Before us is the petition of Ronald W. Litke, successor in title to defendant, Edward C. Rieder.
Petitioner asks us to enter a judgment of non pros, against plaintiff for his unreasonable delay and laches.
On October 14,1965, plaintiff commenced an action in ejectment and, after the issue was joined, a nonjury hearing was held and a decree nisi entered on December 12, 1967, in favor of plaintiff. This decree nisi directed that exceptions may be filed thereto within 30 days from December 12,1967, and, if no exceptions were filed, the decree shall become absolute and the prothonotary directed to enter judgment accordingly. On January 10, 1968, plaintiff filed exceptions. However, there has been no action in regard to this case until the petition for non pros.

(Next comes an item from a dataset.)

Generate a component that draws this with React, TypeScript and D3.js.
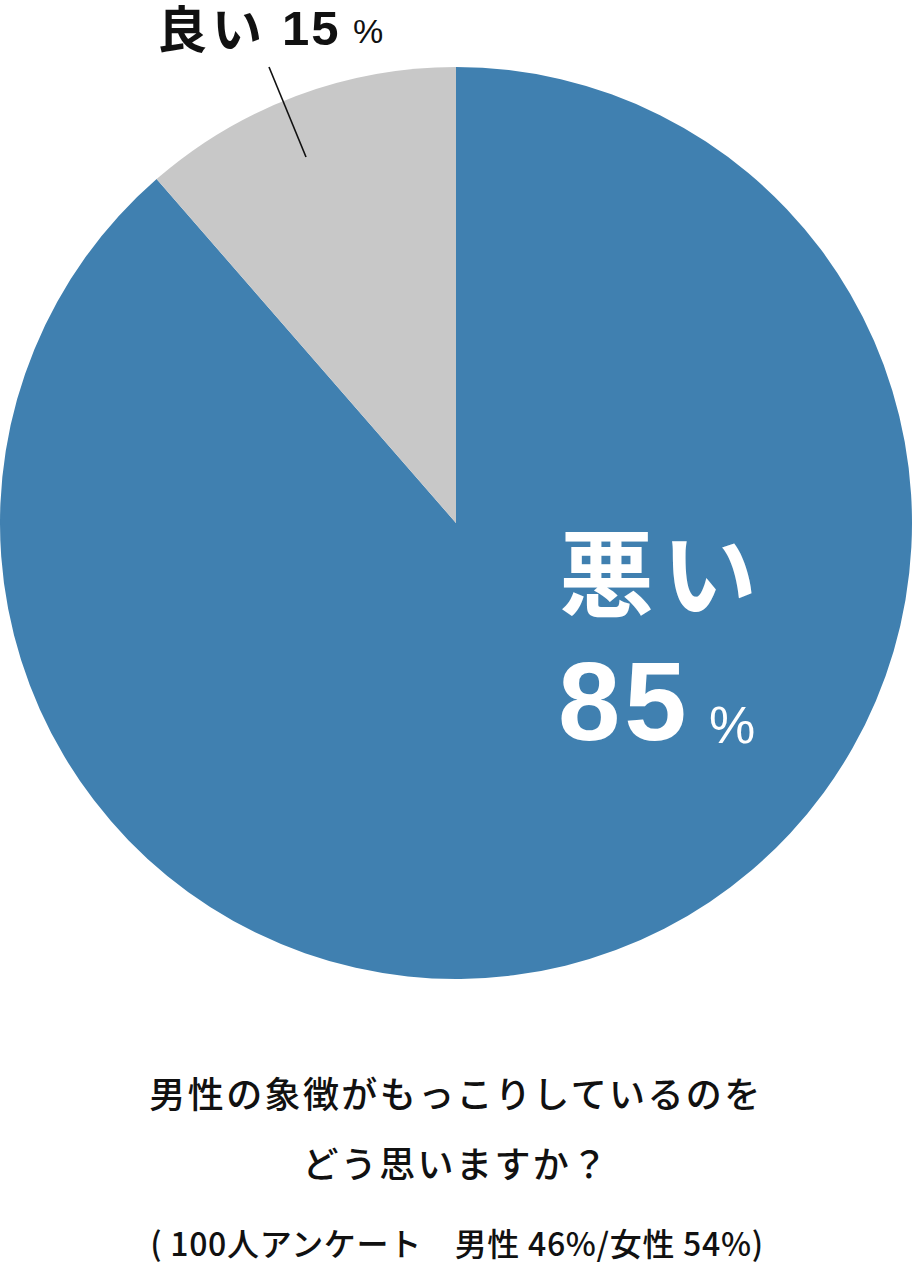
import React from "react";
import * as d3 from "d3";

// Answer categories, shown values (labels) and drawn slice shares
const categories = ["悪い", "良い"];
const percentLabels = ["85", "15"];
const drawnShares = [88.6, 11.4];
const sliceColors = ["#4080b0", "#c8c8c8"];

const titleLines = ["男性の象徴がもっこりしているのを", "どう思いますか？"];
const noteLine = "( 100人アンケート　男性 46%/女性 54%)";

const W = 912;
const H = 1264;
const cx = 456;
const cy = 523;
const R = 456;

const FONT = "'Liberation Sans', 'Noto Sans CJK JP', sans-serif";
const JP = "'Noto Sans CJK JP', sans-serif";

export default function App() {
  const data = categories.map((c, i) => ({ c, v: drawnShares[i], color: sliceColors[i] }));
  const pie = d3.pie<any>().value((d) => d.v).sort(null).startAngle(0).endAngle(2 * Math.PI);
  const arc = d3.arc<any>().innerRadius(0).outerRadius(R);
  const arcs = pie(data);

  return (
    <svg width={W} height={H} style={{ position: "absolute", left: 0, top: 0, background: "#fff" }}>
      <g transform={`translate(${cx},${cy})`}>
        {arcs.map((a, i) => (
          <path key={i} d={arc(a) as string} fill={a.data.color} />
        ))}
      </g>
      <line x1={269} y1={67} x2={306} y2={157} stroke="#111" strokeWidth={1.6} />

      {/* 良い 15% */}
      <text x={157} y={48} fontFamily={JP} fontWeight={700} fontSize={50} fill="#111" letterSpacing={5}>{categories[1]}</text>
      <text x={282} y={45} fontFamily={FONT} fontWeight={700} fontSize={49} fill="#111" letterSpacing={2}>{percentLabels[1]}</text>
      <text x={353} y={43} fontFamily={FONT} fontWeight={400} fontSize={34} fill="#111">%</text>

      {/* 悪い 85% */}
      <text x={559} y={610} fontFamily={JP} fontWeight={700} fontSize={95} fill="#fff" letterSpacing={8}>{categories[0]}</text>
      <text x={558} y={740} fontFamily={FONT} fontWeight={700} fontSize={112} fill="#fff" letterSpacing={4}>{percentLabels[0]}</text>
      <text x={709} y={743} fontFamily={FONT} fontWeight={400} fontSize={52} fill="#fff">%</text>

      {/* Title */}
      {titleLines.map((t, i) => (
        <text key={i} x={456} y={1108 + i * 70} textAnchor="middle" fontFamily={JP} fontWeight={500} fontSize={36} letterSpacing={2.4} fill="#111">{t}</text>
      ))}
      <text x={457} y={1256} textAnchor="middle" fontFamily={JP} fontWeight={500} fontSize={32} letterSpacing={0.7} fill="#111">{noteLine}</text>
    </svg>
  );
}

Petitioner argues that a delay of six years and ten *618months constitutes laches and that he will be greatly prejudiced because his attorney has since died and the hearing judge has retired.
Plaintiff’s counsel readily accepts the responsibility for his failure to move the case on plaintiff’s exceptions and candidly admits it drifted from his memory.
The plea of “laches” is an equitable doctrine notwithstanding this action is on the law side of the court as equity follows the law. Laches is a neglect on the part of one to act for an unreasonable and unexplained period of time under circumstances requiring diligence to do what, in law, should have been done. However, the doctrine is not solely dependent upon the passing of time per se: Pa. State Bd. of Med. Ed. v. Schireson, 360 Pa. 129, 61 A. 2d 343 (1948). The laches will not be imputed where no injury has resulted to the other party by reason of the delay and, in the absence of prejudice to the one asserting laches, the doctrine will not be applied: Brodt v. Brown, 404 Pa. 392 (1961). To the same effect is Gabster v. Mesaros, 422 Pa. 116, 119 (1966), holding, “ [o] rdinarily, the passage of time, in itself, is insufficient to warrant the application of the doctrine, and it must further appear that injury or material prejudice has resulted to the defendant through the delay, [citations omitted]. However, where the delay in asserting the claim involves a grossly unreasonable time, the necessity for specifics regarding prejudice or injury becomes less crucial.”
The question of laches is factual and must be determined by an examination of the circumstances: Wilson v. King of Prussia Enterprises, Inc., 422 Pa. 128 (1966).
Petitioner, although arguing prejudice, failed to point out in what respect he would be subjected to undue hardship other than the death of his original counsel and the impairment of memory. Petitioner *619became defendant’s successor in title by deed to him on September 6, 1968, and duly recorded. This was a period of nine months after exceptions were taken to the decree nisi, and, if a title search were made, the uncertainty of the title to the premises in question would have been revealed and would have alerted petitioner to this effect, who, has apparently elected to let the dog sleep until now. We do not know if a title search were, in fact, made nor is there any explanation to us why defendant did not request earlier disposition of the exceptions. We, of course, bear in mind this is the duty of plaintiff but there are no legal sanctions against plaintiff if he fails to move for that reason alone. Petitioner could have instituted an earlier petition to dispose of this prior to his purchase of the property as an interested party to a contract or could have pressed the original defendant to do so. In any event, we do not think we have to resort to speculation of six years of history. The notes of testimony have been transcribed and, therefore, the record has been preserved for review, thereby negating any prejudice due to the death of parties or impairment of memory. The subject matter of the case has not been impaired, since it involves terra firma and, in any event, petitioner has not told us he has changed his financial position or has incurred any other hardship than that of the loss of his original attorney. We have read the opinion of the court and it appears the issue is the establishment of the boundary lines of the premises. To our knowledge, and petitioner has not so argued, there have been no structures erected on the premises that would be to the detriment of petitioner if the exceptions were not dismissed.
As to the length of the delay, we are reminded it is not unusual in both criminal and civil proceedings to experience delays of five and ten years or longer before *620final adjudication. There are many reasons for this and much justified criticism has fallen upon the courts because of it. Here, counsel was not deliberately dilatory and plaintiff cannot excuse himself because of counsel’s delay. However, the delay has not been grossly unreasonable and petitioner has pointed to no specific injury or damage he will suffer other than the hiring of his current counsel, although it seems to us there would be no more additional expense for current counsel than there would be for his deceased counsel had the exceptions been timely listed.
For these reasons we enter the following
ORDER
And now, to wit, this 5th day of November, 1974, the motion for non pros, is denied. The matter shall be listed for argument on December 23, 1974 at which time the court will hear argument on the exceptions.